Bolsa: Mostly from real life. I used to work with imagination in the first year of my practice, but then I came more to reality. I decided to use my imagination and fictional stories as a tool for illustrating stories of life that have already happened.
CULTURED: What do you do in your free time?
Bolsa: I make art, and that's my free time.
CULTURED: How do you calm down?
Bolsa: Creating art is very calming.
CULTURED: What makes you excited?
Bolsa: I don't get to experience such states very often. I like the feeling when I've come up with something really cool, and I manage to do it as I intended. I have a lot of work that I don't even want to post anywhere.
CULTURED: Do you have an example?
Bolsa: I did a project about the interaction between Chervonohrad and Poland. In Chervonohrad, the main two options are to work in a mine or go to Poland to work. My mom goes to Poland, and she always brings back some sweets that are just, wow. I decided to make an alternate reality that when a Pole comes to work in Ukraine, he could also buy a souvenir and bring it to his relatives in Poland so that they could also rejoice at the coolness of Ukraine. I created three figurines: a black miner, a white miner, and a transparent miner. This is a symbol of the disappearance of the miners’ identities because the mining industry is no longer in the same condition as it used to be. The miner identity is disappearing because everyone wants to go to Poland or somewhere else rather than work hard in a mine.

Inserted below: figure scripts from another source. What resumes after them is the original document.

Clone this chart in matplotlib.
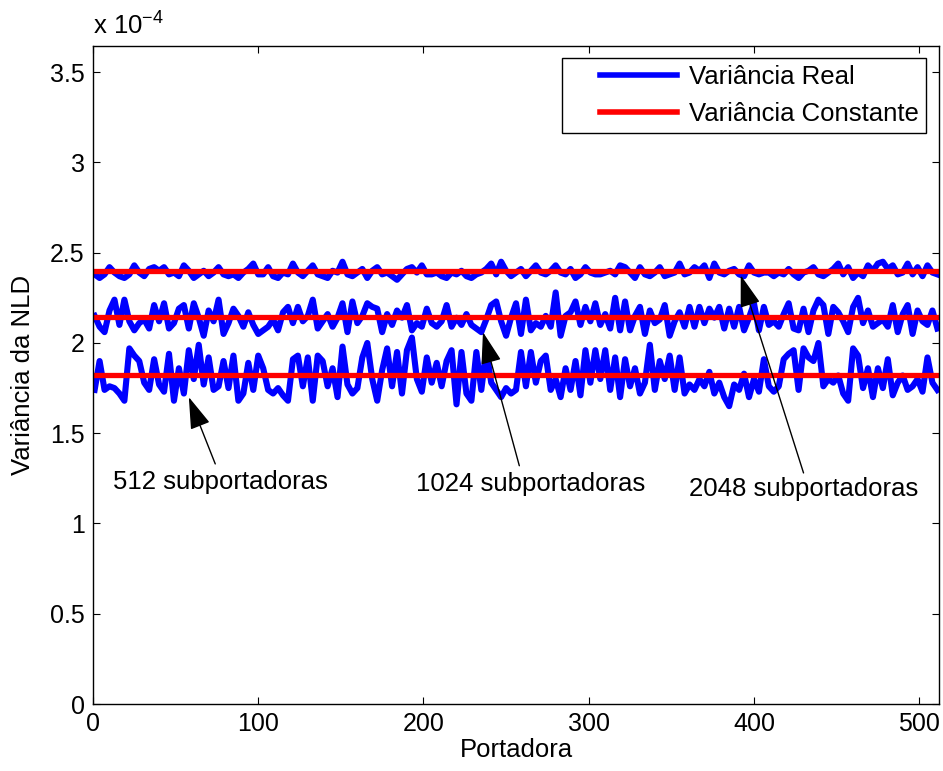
import numpy as np
import matplotlib
matplotlib.use('Agg')
import matplotlib.pyplot as plt
from matplotlib.ticker import FuncFormatter

# variance values, in units of 1e-4, one value every 3 carriers
var512 = [1.74, 1.90, 1.74, 1.76, 1.75, 1.72, 1.68, 1.97, 1.93, 1.90, 1.78, 1.74, 1.91, 1.77, 1.73, 1.94, 1.68, 1.86, 1.72, 1.96, 1.80, 1.99, 1.77, 1.92, 1.74, 1.76, 1.90, 1.75, 1.93, 1.68, 1.72, 1.89, 1.74, 1.93,
          1.86, 1.74, 1.72, 1.75, 1.71, 1.68, 1.91, 1.93, 1.76, 1.92, 1.68, 1.93, 1.90, 1.76, 1.86, 1.70, 1.98, 1.77, 1.72, 1.75, 1.92, 2.00, 1.80, 1.68, 1.85, 1.97, 1.76, 1.95, 1.72, 1.96, 2.03, 1.80, 1.73, 1.92,
          1.78, 1.89, 1.76, 1.90, 1.96, 1.66, 1.95, 1.72, 1.68, 1.95, 1.74, 1.96, 1.78, 1.74, 1.70, 1.75, 1.72, 1.74, 1.95, 1.76, 1.95, 1.78, 1.90, 1.93, 1.74, 1.80, 1.70, 1.86, 1.74, 1.90, 1.71, 1.96, 1.78, 1.96,
          1.80, 1.96, 1.74, 1.92, 1.70, 1.91, 1.76, 1.86, 1.72, 1.78, 1.99, 1.74, 1.90, 1.80, 1.93, 1.74, 1.92, 1.72, 1.77, 1.74, 1.80, 1.76, 1.84, 1.72, 1.78, 1.70, 1.65, 1.77, 1.74, 1.83, 1.70, 1.80, 1.73, 1.91,
          1.76, 1.73, 1.76, 1.91, 1.94, 1.96, 1.74, 1.97, 1.92, 1.90, 2.00, 1.76, 1.80, 1.78, 1.82, 1.72, 1.68, 1.97, 1.93, 1.75, 1.86, 1.70, 1.86, 1.75, 1.91, 1.71, 1.78, 1.82, 1.74, 1.76, 1.80, 1.73, 1.92, 1.78, 1.74]

var1024 = [2.15, 2.09, 2.06, 2.18, 2.24, 2.10, 2.24, 2.12, 2.07, 2.11, 2.13, 2.08, 2.21, 2.12, 2.22, 2.08, 2.11, 2.19, 2.21, 2.08, 2.22, 2.14, 2.04, 2.18, 2.12, 2.24, 2.05, 2.11, 2.19, 2.15, 2.09, 2.17, 2.10, 2.05,
           2.07, 2.09, 2.13, 2.07, 2.17, 2.20, 2.11, 2.20, 2.12, 2.15, 2.24, 2.08, 2.12, 2.16, 2.09, 2.14, 2.22, 2.06, 2.23, 2.11, 2.15, 2.22, 2.20, 2.19, 2.06, 2.16, 2.10, 2.18, 2.14, 2.21, 2.07, 2.11, 2.09, 2.19,
           2.11, 2.09, 2.12, 2.21, 2.09, 2.14, 2.10, 2.16, 2.10, 2.08, 2.06, 2.13, 2.21, 2.23, 2.12, 2.04, 2.14, 2.22, 2.05, 2.24, 2.07, 2.11, 2.09, 2.15, 2.09, 2.28, 2.04, 2.15, 2.17, 2.23, 2.10, 2.20, 2.12, 2.22,
           2.10, 2.16, 2.08, 2.25, 2.07, 2.23, 2.07, 2.15, 2.20, 2.05, 2.18, 2.11, 2.13, 2.21, 2.04, 2.12, 2.17, 2.09, 2.20, 2.09, 2.20, 2.11, 2.19, 2.14, 2.20, 2.08, 2.19, 2.09, 2.20, 2.07, 2.14, 2.22, 2.07, 2.20,
           2.10, 2.12, 2.09, 2.16, 2.22, 2.08, 2.07, 2.19, 2.06, 2.18, 2.24, 2.21, 2.05, 2.20, 2.17, 2.12, 2.06, 2.20, 2.25, 2.11, 2.18, 2.09, 2.11, 2.13, 2.09, 2.21, 2.06, 2.16, 2.21, 2.05, 2.18, 2.12, 2.10, 2.18, 2.08]

var2048 = [2.38, 2.36, 2.38, 2.42, 2.39, 2.37, 2.36, 2.38, 2.43, 2.39, 2.37, 2.41, 2.42, 2.40, 2.42, 2.38, 2.39, 2.37, 2.43, 2.40, 2.36, 2.38, 2.40, 2.37, 2.39, 2.42, 2.38, 2.37, 2.38, 2.36, 2.39, 2.41, 2.44, 2.38,
           2.38, 2.42, 2.37, 2.36, 2.39, 2.38, 2.44, 2.39, 2.37, 2.40, 2.43, 2.38, 2.37, 2.36, 2.40, 2.39, 2.45, 2.38, 2.37, 2.39, 2.41, 2.36, 2.40, 2.42, 2.38, 2.39, 2.37, 2.35, 2.38, 2.41, 2.42, 2.39, 2.43, 2.38,
           2.38, 2.39, 2.37, 2.36, 2.39, 2.38, 2.40, 2.37, 2.36, 2.38, 2.39, 2.41, 2.44, 2.38, 2.45, 2.40, 2.37, 2.39, 2.41, 2.37, 2.40, 2.43, 2.39, 2.38, 2.40, 2.43, 2.39, 2.38, 2.41, 2.36, 2.38, 2.42, 2.39, 2.38,
           2.38, 2.39, 2.40, 2.38, 2.43, 2.42, 2.39, 2.36, 2.42, 2.38, 2.37, 2.39, 2.42, 2.37, 2.38, 2.39, 2.44, 2.38, 2.39, 2.42, 2.40, 2.43, 2.36, 2.44, 2.39, 2.38, 2.40, 2.41, 2.38, 2.37, 2.43, 2.39, 2.38, 2.39,
           2.39, 2.37, 2.39, 2.38, 2.41, 2.38, 2.36, 2.39, 2.40, 2.42, 2.38, 2.37, 2.39, 2.41, 2.44, 2.38, 2.42, 2.36, 2.39, 2.37, 2.43, 2.40, 2.44, 2.45, 2.41, 2.43, 2.38, 2.39, 2.44, 2.38, 2.42, 2.37, 2.43, 2.39, 2.38]

# constant variance levels (red lines)
const_levels = [1.822, 2.143, 2.397]

labels = ['512 subportadoras', '1024 subportadoras', '2048 subportadoras']
arrow_tips = [(58, 1.70), (236, 2.06), (392, 2.375)]
arrow_tails = [(74, 1.33), (258, 1.32), (430, 1.28)]
text_pos = [(77, 1.23), (265, 1.22), (430, 1.19)]

plt.rcParams['font.family'] = ['Liberation Sans', 'DejaVu Sans']
plt.rcParams['mathtext.fontset'] = 'custom'
plt.rcParams['mathtext.rm'] = 'Liberation Sans'
plt.rcParams['mathtext.default'] = 'regular'
fs = 18.5

fig = plt.figure(figsize=(9.43, 7.71), dpi=100)
ax = fig.add_axes([0.0986, 0.0869, 0.8972, 0.8534])

for vals in [var512, var1024, var2048]:
    x = np.arange(len(vals)) * 3 + 1
    ax.plot(x, vals, color='#0000ff', lw=4.4, solid_joinstyle='round')
for lev in const_levels:
    ax.plot([0, 512], [lev, lev], color='#ff0000', lw=3.8)

ax.plot([], [], color='#0000ff', lw=4.0, label='Variância Real')
ax.plot([], [], color='#ff0000', lw=4.0, label='Variância Constante')

for lab, tip, tail, tp in zip(labels, arrow_tips, arrow_tails, text_pos):
    ax.annotate('', xy=tip, xytext=tail,
                arrowprops=dict(arrowstyle='-|>,head_length=0.5,head_width=0.16', color='k', lw=1,
                                mutation_scale=40, shrinkA=0, shrinkB=0))
    ax.text(tp[0], tp[1], lab, ha='center', va='center', fontsize=fs)

ax.set_xlim(0, 512)
ax.set_ylim(0, 3.645)
ax.set_xticks([0, 100, 200, 300, 400, 500])
ax.set_yticks([0, 0.5, 1, 1.5, 2, 2.5, 3, 3.5])
ax.yaxis.set_major_formatter(FuncFormatter(lambda v, p: '%g' % v))
ax.tick_params(direction='in', top=True, right=True, length=5, width=0.8, labelsize=18, pad=6)
for s in ax.spines.values():
    s.set_linewidth(1.0)

ax.set_xlabel('Portadora', fontsize=fs, labelpad=1)
ax.set_ylabel('Variância da NLD', fontsize=fs, labelpad=11)
ax.text(0, 1.01, r'x 10$^{-4}$', transform=ax.transAxes, fontsize=fs, ha='left', va='bottom')

leg = ax.legend(loc='upper right', bbox_to_anchor=(0.9846, 0.9818), borderaxespad=0,
                fontsize=fs, handlelength=4.2, handletextpad=0.45, labelspacing=0.5,
                fancybox=False, framealpha=1, edgecolor='k', borderpad=0.28)
leg.get_frame().set_linewidth(1.0)
# legend line starts a bit to the right inside the handle box, as in the original
for ln in leg.get_lines():
    xd = np.asarray(ln.get_xdata(), dtype=float)
    start = xd[0] + 0.28 * (xd[-1] - xd[0])
    ln.set_xdata(np.linspace(start, xd[-1], len(xd)))

plt.savefig('out.png', dpi=100)
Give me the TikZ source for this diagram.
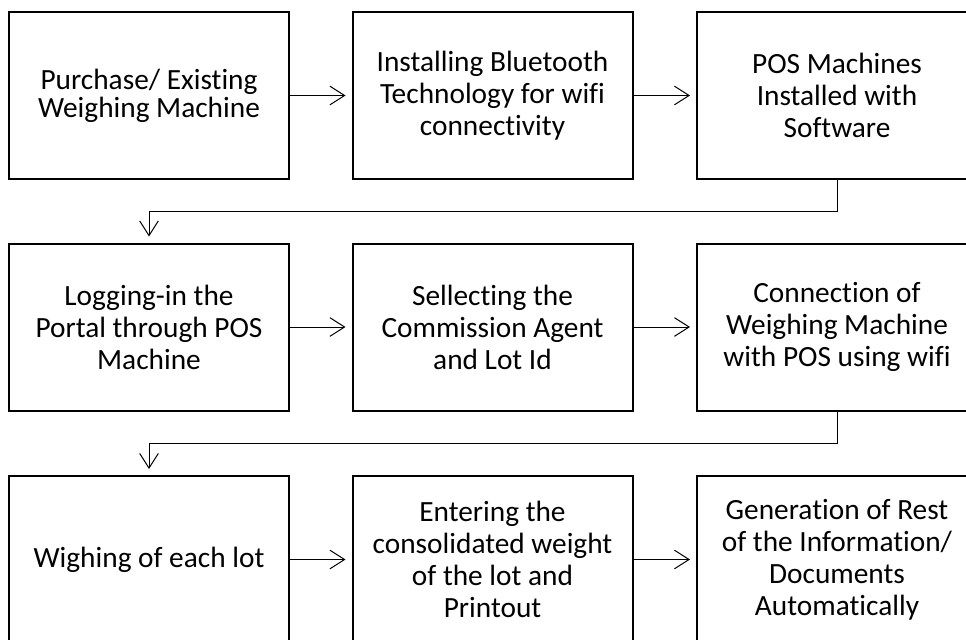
\documentclass[tikz,border=0pt]{standalone}
\usepackage{fontspec}
\setmainfont{Carlito}[Ligatures=NoCommon]
\usetikzlibrary{arrows.meta,calc}

\begin{document}
\begin{tikzpicture}[x=0.75pt, y=-0.75pt,
    stage/.style={draw, line width=1.5pt, minimum width=210pt, minimum height=125.25pt,
      inner sep=0pt, align=center, font=\fontsize{22}{24}\selectfont},
    flow/.style={-{Straight Barb[length=11pt,width=14pt]}, line width=0.75pt, shorten >=4.5pt}]
  \useasboundingbox (0,0) rectangle (966,639);
  \clip (0,0) rectangle (966,639);

  %% Row 1: machine set-up
  \node[stage, font=\fontsize{22}{21}\selectfont] (buy) at (149,95.5) {Purchase/ Existing\\Weighing Machine};
  \node[stage] (bt)  at (492.5,95.5) {Installing Bluetooth\\Technology for wifi\\connectivity};
  \node[stage] (pos) at (837,95.5)   {POS Machines\\Installed with\\Software};

  %% Row 2: portal and connection
  \node[stage] (login) at (149,327)   {Logging-in the\\Portal through POS\\Machine};
  \node[stage] (agent) at (492.5,327) {Sellecting the\\Commission Agent\\and Lot Id};
  \node[stage] (link)  at (837,327)   {Connection of\\Weighing Machine\\with POS using wifi};

  %% Row 3: weighing and documents
  \node[stage] (weigh) at (149,559.5)   {Wighing of each lot};
  \node[stage] (entry) at (492.5,559.5) {Entering the\\consolidated weight\\of the lot and\\Printout};
  \node[stage] (docs)  at (837,559.5)   {Generation of Rest\\of the Information/\\Documents\\Automatically};

  %% Flow within rows
  \draw[flow] (buy) -- (bt);
  \draw[flow] (bt) -- (pos);
  \draw[flow] (login) -- (agent);
  \draw[flow] (agent) -- (link);
  \draw[flow] (weigh) -- (entry);
  \draw[flow] (entry) -- (docs);

  %% Wrap to next row
  \draw[flow] (pos.south) |- ($(pos.south)!.5!(link.north)$) -| (login.north);
  \draw[flow] (link.south) |- ($(link.south)!.5!(docs.north)$) -| (weigh.north);
\end{tikzpicture}
\end{document}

CULTURED: What inspires you?
Bolsa: Inspiration is a made-up term, like muse, because you can't work only when you have some kind of inspiration. I believe more in constant clear work with myself, with the material, with the environment, and I will always have something that comes from this inspiration, from the desire to work.
CULTURED: Tell us what you would like people to know about life in Kyiv now.
Bolsa: Even though Ukraine is in a terrible period of its history, our people are strong and continue to live, fight, and try to build a new way of life or exist in the old way as if nothing is happening. This helps us to cope with the war. We all need help, but our people are strong and we don't despair.